The Pamela Anderson of today, who is garnering global attention for her understated looks on The Naked Gun press tour, is a far cry from the Anderson who burst onto the scene in the early 1990s.
At the time, she was a self-styled blonde bombshell, her look didn't take long to grow overly exaggerated, as she took to hiding behind a platinum blonde bouffant, heavy lip liner and diminishing clothing as her fame went stratospheric.
However, her fashion instincts have always been strong. She turned a red swimsuit into a fashion must-have when she bagged the role of CJ Parker in the TV series Baywatch (1992-1997), and sparked a bridal trend for white bikinis when she married Motley Crue drummer Tommy Lee on a beach in Mexico.
In 1996, at the height of her pin-up status, she starred in the film Barb Wire, playing a high-heeled anti-hero. Although panned by critics, the film went on to earn a cult following, partly due to Anderson doing many of her own stunts wearing a corset so tight, it gave her a 17-inch waist.

Yet, interestingly, Anderson’s story has evolved outside the male gaze. A devoted vegan and outspoken activist since her twenties, in 2006, while campaigning for the release of Native American activist Leonard Peltier, she met the late Dame Vivienne Westwood, in a meeting of minds that would transform her public image.
Westwood, the punk priestess of British fashion, recognised something of her own rebellion in Anderson, sending her down the runway for the spring/summer 2008 Red Label show, and making her the face of the brand’s campaign. It was an unexpected friendship that would endure until Westwood's death.

After the death of her long-time makeup artist Alexis Vogel in 2019, Anderson stepped away from cosmetics completely, proclaiming it did not feel the same without Vogel. In 2022, she reinvented herself again as a singer, making her Broadway debut in the role of Roxie in the musical Chicago.
And amid the acclaim for her performance, Anderson quietly retired her high-glamour persona. By the time she appeared in the 2023 Netflix documentary, Pamela, A Love Story, she was barefaced and unguarded, revealing an almost innocent free-spiritedness.

Her new confidence was clear at The Row’s spring 2024 show in Paris, when Anderson arrived in a masculine suit with not one, but two suit blazers worn one over the other, for the sort of directional aesthetic usually favoured by fashion editors.

Following her role in the film The Last Showgirl, which earned her nods at the Sag and Golden Globes awards, Anderson travelled to Paris for the spring 2025 haute couture season, where she became something of a style sensation. With a chic wardrobe of powerful yet understated looks, she embodied quiet luxury in palazzo pants at Chanel and a belted tweed trouser suit at Dior.
For her Met Gala debut in May 2025, Anderson drew plaudits for a Joan of Arc-style bob worn with a moulded, encrusted silver Tory Burch gown.

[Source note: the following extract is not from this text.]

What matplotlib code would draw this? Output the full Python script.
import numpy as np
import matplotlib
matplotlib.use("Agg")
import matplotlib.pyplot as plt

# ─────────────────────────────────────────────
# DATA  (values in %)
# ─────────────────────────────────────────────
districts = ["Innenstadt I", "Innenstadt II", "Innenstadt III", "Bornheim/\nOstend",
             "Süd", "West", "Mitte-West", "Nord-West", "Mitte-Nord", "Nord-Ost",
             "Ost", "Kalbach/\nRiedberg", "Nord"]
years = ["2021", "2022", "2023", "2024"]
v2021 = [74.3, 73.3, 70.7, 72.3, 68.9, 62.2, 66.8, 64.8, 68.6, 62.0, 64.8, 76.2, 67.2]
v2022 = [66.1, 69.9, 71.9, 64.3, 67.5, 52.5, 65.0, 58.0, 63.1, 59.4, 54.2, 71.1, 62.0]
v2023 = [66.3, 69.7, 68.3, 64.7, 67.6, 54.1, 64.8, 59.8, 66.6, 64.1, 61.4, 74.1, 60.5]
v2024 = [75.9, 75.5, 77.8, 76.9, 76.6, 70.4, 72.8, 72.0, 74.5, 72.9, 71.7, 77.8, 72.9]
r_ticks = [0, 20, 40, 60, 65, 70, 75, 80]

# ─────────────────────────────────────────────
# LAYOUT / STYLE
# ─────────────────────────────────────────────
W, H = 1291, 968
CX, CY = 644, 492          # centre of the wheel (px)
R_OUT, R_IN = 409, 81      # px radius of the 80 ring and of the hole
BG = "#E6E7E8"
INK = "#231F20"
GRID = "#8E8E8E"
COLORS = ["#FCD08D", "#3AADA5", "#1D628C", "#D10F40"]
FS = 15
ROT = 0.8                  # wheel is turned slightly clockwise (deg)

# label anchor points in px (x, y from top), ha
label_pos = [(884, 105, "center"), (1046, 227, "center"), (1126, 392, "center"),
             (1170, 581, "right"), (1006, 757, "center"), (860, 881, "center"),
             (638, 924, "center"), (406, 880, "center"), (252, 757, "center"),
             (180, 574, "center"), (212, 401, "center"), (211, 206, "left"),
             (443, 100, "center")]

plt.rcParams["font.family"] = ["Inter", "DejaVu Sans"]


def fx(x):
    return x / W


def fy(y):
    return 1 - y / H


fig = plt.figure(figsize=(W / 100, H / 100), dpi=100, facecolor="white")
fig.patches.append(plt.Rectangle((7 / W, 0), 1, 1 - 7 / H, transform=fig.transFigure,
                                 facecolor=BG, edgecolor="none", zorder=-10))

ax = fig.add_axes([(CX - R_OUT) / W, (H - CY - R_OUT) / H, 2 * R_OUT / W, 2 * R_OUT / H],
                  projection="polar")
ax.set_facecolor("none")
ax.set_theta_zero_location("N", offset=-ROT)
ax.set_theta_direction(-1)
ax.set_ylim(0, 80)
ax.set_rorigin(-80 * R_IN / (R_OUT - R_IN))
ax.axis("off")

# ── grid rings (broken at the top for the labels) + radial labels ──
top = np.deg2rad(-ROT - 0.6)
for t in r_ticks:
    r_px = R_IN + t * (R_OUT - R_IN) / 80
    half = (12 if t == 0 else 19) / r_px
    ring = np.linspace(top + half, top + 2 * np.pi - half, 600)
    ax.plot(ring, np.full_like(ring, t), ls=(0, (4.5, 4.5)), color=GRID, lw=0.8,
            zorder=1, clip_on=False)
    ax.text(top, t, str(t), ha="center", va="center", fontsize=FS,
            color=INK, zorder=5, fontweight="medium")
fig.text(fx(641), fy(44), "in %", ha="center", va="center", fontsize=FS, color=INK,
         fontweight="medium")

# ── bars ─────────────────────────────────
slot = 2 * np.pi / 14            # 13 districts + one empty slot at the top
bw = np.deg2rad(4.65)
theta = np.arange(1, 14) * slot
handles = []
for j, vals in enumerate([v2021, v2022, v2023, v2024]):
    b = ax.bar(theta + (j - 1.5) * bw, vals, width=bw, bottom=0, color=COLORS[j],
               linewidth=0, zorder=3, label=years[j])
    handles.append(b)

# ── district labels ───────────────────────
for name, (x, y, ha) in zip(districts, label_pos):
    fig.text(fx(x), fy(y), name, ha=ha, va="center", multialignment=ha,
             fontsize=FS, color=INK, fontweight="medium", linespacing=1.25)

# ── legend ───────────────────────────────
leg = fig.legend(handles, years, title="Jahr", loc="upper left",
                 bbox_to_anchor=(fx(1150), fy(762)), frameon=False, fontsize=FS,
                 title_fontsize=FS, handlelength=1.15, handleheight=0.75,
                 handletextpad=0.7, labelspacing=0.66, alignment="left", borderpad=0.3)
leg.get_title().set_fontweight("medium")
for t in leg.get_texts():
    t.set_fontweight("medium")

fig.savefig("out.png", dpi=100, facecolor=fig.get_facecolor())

The recent press tour for her latest film, The Naked Gun, in which she stars alongside Liam Neeson, Anderson has shifted deeper into confident elegance, seen as a custom-made strapless Rodarte gown for the London premiere, as well as a Ferragamo cape dress and leopard pillbox hat that echoed Jackie Kennedy at a camera call the following day. For the New York event, she wore a navy blue custom gown by Thom Browne with short lace gloves and a diamond brooch, while in Berlin, she walked the red carpet in a pleated, dark green look by Danielle Frankel.

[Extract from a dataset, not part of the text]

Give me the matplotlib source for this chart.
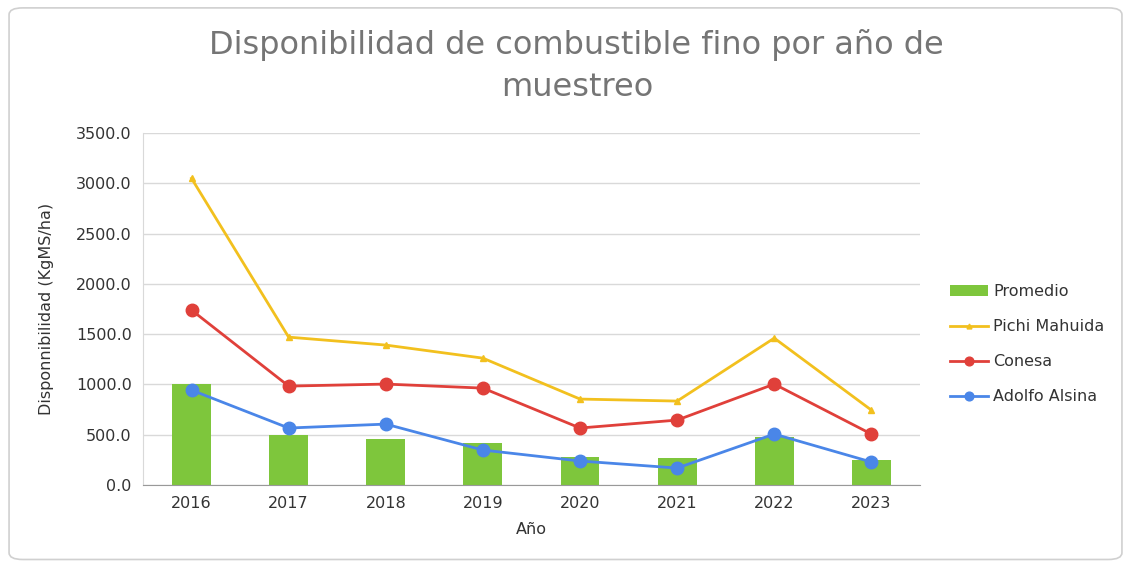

At the age of 58, Anderson remains sans make-up, a quiet act of rebellion that speaks volumes of her self-acceptance in a youth-obsessed movie industry. From poster girl to fashion force, Pamela Anderson has emerged as the unexpected muse of a generation redefining beauty on its own terms. No longer only a pin-up, she is a symbol of resilience, refinement and the power of personal style. And in the grand theatre of fashion, few comebacks have felt this powerful, or this beautifully real.